> Exercise details
Copy all lines below exactly as written. Leave pictures out.
━━━ Recorded information
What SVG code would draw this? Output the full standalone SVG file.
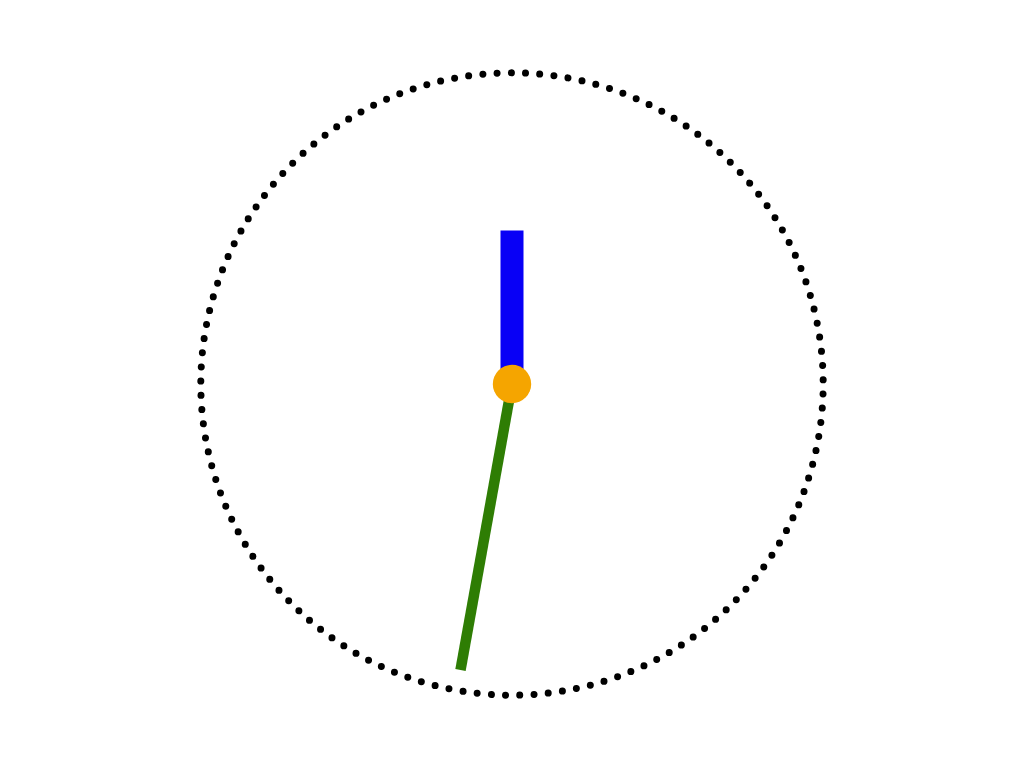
<svg xmlns="http://www.w3.org/2000/svg" width="1024" height="768" viewBox="0 0 1024 768">
<style>
.dial{fill:none;stroke:#000;stroke-width:7;stroke-linecap:round;stroke-dasharray:0 1}
</style>
<rect width="1024" height="768" fill="#fff"/>
<g id="dial">
<circle class="dial" cx="512" cy="384" r="311.2" pathLength="137" transform="rotate(1.84 512 384)"/>
</g>
<g id="hands">
<rect id="hour-hand" x="500.5" y="230.5" width="23" height="154" fill="#0800f6"/>
<line id="minute-hand" x1="512" y1="384" x2="460.5" y2="670" stroke="#2e7d04" stroke-width="10.5"/>
</g>
<g id="hub">
<circle cx="512" cy="384" r="19.2" fill="#f5a500"/>
</g>
</svg>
━━━━━━
> Result
What SVG code would draw this? Output the full standalone SVG file.
<svg xmlns="http://www.w3.org/2000/svg" width="1024" height="768" viewBox="0 0 1024 768">
<style>
.dial{fill:none;stroke:#000;stroke-width:7;stroke-linecap:round;stroke-dasharray:0 1}
</style>
<rect width="1024" height="768" fill="#fff"/>
<g id="dial">
<circle class="dial" cx="512" cy="384" r="311.2" pathLength="137" transform="rotate(1.84 512 384)"/>
</g>
<g id="hands">
<rect id="hour-hand" x="500.5" y="230.5" width="23" height="154" fill="#0800f6"/>
<line id="minute-hand" x1="512" y1="384" x2="460.5" y2="670" stroke="#2e7d04" stroke-width="10.5"/>
</g>
<g id="hub">
<circle cx="512" cy="384" r="19.2" fill="#f5a500"/>
</g>
</svg>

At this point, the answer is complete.